SET PROBLEM:
Copy exactly the lines that run from the top of the listing to the line containing "XAxis, YAxis, ReferenceLine", both ends included, and omit the pictures.

[Source code of charts]
>>>

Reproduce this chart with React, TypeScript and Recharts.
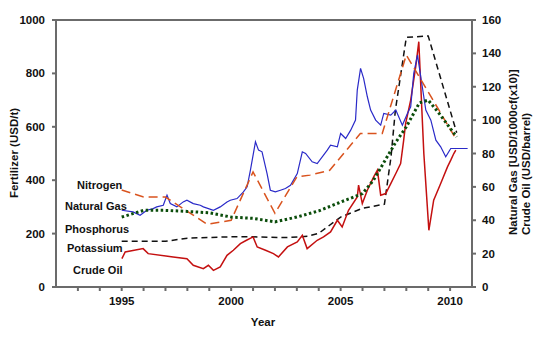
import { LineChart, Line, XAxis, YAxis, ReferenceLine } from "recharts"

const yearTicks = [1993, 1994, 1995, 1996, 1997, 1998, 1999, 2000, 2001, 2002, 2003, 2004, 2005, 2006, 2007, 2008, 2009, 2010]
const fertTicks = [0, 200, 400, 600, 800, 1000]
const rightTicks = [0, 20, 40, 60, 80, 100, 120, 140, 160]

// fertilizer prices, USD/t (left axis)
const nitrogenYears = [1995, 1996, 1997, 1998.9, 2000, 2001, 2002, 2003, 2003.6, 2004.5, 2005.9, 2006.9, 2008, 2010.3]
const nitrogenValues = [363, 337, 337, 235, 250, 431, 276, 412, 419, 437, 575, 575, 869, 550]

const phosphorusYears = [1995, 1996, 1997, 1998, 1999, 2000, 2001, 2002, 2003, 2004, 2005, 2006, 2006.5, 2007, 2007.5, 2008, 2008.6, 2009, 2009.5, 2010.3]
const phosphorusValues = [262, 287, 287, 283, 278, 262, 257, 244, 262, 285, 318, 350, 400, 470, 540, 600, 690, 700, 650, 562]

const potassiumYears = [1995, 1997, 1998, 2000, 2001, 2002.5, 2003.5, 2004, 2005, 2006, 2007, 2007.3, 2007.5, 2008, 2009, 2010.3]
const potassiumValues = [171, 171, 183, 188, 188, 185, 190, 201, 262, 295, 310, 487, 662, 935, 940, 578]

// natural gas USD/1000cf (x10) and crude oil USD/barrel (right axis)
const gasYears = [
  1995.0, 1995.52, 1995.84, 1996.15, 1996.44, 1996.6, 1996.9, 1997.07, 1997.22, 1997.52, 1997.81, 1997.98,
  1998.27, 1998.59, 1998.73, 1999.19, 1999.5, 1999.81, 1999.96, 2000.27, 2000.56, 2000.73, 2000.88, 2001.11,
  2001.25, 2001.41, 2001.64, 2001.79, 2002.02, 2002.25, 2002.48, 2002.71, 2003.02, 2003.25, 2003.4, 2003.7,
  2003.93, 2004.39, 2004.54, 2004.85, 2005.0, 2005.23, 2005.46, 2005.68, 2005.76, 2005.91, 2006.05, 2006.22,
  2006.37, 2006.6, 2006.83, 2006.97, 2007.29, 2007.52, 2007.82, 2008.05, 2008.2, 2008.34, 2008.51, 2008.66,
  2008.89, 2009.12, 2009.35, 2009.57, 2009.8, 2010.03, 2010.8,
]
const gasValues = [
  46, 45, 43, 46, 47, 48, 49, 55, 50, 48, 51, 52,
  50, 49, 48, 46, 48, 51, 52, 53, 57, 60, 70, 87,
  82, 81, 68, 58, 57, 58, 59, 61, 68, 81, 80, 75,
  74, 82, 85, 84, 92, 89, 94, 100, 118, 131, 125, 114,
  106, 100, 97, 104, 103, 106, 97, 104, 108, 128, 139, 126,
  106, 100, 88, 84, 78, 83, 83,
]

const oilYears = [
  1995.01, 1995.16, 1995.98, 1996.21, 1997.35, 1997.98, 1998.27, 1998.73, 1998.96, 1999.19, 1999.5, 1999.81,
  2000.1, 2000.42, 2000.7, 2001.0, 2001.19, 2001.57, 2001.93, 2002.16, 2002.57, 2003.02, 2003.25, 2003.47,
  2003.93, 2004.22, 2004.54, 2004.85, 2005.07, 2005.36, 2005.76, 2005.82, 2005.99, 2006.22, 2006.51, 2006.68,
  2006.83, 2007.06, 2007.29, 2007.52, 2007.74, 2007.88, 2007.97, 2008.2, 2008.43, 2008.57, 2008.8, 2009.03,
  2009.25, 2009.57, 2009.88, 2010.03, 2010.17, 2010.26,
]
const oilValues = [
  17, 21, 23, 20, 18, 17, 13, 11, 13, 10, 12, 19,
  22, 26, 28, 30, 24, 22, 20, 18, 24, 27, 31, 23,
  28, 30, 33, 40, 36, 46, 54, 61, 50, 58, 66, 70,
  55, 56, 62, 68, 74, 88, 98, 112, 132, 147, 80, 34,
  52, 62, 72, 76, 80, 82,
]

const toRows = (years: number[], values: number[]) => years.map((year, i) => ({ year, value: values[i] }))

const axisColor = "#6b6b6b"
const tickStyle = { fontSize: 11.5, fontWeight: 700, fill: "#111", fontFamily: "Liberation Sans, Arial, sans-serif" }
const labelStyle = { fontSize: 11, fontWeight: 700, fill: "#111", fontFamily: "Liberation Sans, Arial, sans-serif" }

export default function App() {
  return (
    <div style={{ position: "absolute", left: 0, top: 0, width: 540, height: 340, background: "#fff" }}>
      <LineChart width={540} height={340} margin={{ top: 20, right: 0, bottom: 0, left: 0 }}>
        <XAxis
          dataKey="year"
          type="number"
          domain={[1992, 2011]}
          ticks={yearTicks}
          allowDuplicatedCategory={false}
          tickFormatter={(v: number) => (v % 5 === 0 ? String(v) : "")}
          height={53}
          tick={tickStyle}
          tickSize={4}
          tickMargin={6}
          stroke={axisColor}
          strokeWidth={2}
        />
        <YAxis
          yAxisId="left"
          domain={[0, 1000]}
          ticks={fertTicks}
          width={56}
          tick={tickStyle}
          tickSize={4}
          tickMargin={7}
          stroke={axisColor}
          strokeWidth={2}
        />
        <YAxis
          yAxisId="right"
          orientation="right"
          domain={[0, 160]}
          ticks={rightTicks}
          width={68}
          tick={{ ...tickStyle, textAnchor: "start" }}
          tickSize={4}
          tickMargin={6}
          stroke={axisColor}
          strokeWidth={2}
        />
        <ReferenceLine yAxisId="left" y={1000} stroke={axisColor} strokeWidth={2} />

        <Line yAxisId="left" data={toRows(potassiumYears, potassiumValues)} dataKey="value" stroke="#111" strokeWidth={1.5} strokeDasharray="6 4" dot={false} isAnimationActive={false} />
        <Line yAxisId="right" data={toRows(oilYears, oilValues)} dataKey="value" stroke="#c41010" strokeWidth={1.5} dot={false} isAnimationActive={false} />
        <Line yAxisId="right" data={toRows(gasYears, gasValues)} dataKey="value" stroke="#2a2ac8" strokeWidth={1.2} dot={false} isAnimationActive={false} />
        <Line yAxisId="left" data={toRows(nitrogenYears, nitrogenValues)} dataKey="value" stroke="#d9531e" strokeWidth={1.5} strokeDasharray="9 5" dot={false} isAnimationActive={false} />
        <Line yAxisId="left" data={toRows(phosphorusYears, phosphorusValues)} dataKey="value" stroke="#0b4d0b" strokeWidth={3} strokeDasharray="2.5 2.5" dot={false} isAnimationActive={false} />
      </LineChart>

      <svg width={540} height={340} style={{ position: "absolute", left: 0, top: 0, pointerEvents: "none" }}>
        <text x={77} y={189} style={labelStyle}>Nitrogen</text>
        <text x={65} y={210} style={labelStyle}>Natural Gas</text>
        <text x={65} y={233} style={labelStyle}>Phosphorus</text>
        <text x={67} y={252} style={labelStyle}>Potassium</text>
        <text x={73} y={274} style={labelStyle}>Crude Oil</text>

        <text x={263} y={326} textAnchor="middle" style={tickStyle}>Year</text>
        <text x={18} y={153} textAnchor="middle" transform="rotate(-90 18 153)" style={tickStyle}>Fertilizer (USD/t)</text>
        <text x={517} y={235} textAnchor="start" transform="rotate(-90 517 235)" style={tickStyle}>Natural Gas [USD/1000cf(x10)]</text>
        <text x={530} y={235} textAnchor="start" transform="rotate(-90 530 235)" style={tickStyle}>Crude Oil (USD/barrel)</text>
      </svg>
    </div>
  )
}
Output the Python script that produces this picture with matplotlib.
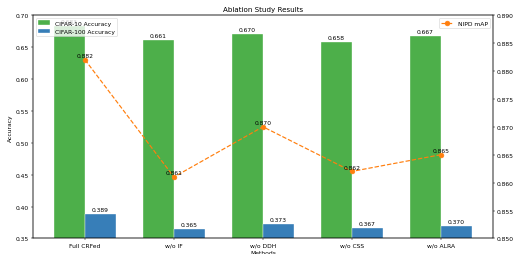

<<<

FINAL RESULT:
Reproduce this chart with React, TypeScript and Recharts.
import { LineChart, Line, XAxis, YAxis, ReferenceLine } from "recharts"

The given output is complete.